4. Messaging battles and political framing: defenders vs. detractors
Responses from partisan and advocacy actors framed the controversy very differently. Pro‑administration figures and veterans allied with the president emphasized restored military readiness, historic funding increases for the VA, and administrative efficiency as justification for the changes, presenting criticism as politically motivated. Opposition groups—ranging from established veterans’ organizations to progressive groups like VoteVets and Common Defense—used public campaigns and hashtags to spotlight perceived abandonment of veteran values and policy harms. This information war pressured the administration to rely on defensive rhetoric and high-profile endorsements rather than immediate policy concessions, reinforcing that political optics played a central role in shaping the response [6] [7] [8].
5. Legislative pressure and oversight: Congress and courts step in
Bipartisan Congressional scrutiny and Democratic-led hearings amplified the backlash, with lawmakers introducing legislation to shield veterans from layoffs and convening oversight sessions to spotlight impacts on benefits and services.

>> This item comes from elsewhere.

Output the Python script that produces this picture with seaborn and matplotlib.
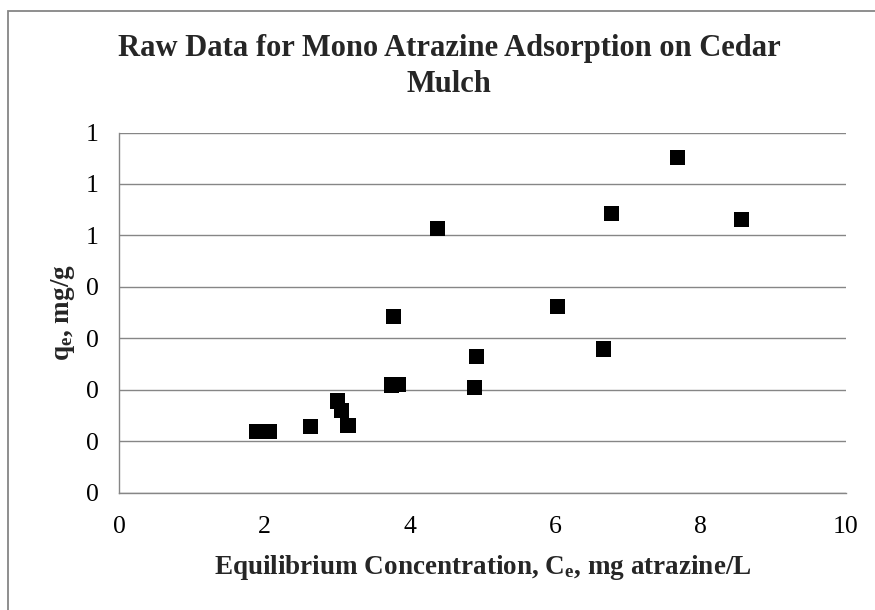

Legal and legislative venues also became leverage points to force administrative adjustments, including court challenges and public investigations that constrained the pace of proposed changes. The combined effect of legislative pressure, public campaigning by veterans’ organizations, and media attention compelled the administration to scale back some personnel actions and pause contract cancellations, illustrating how institutional checks—Congressional oversight and advocacy group mobilization—altered the trajectory of proposed VA reforms [1] [4].
Conclusion: The administration’s response to veterans’ groups followed a three-part script—publicly defend the reforms, make selective policy adjustments to reduce immediate harm, and use messaging to reframe the debate—resulting in partial retreats but not a wholesale abandonment of efficiency-oriented goals. The record shows ongoing contention over whether those goals advance or endanger veteran care, with continued oversight and advocacy shaping future outcomes [2] [1] [3].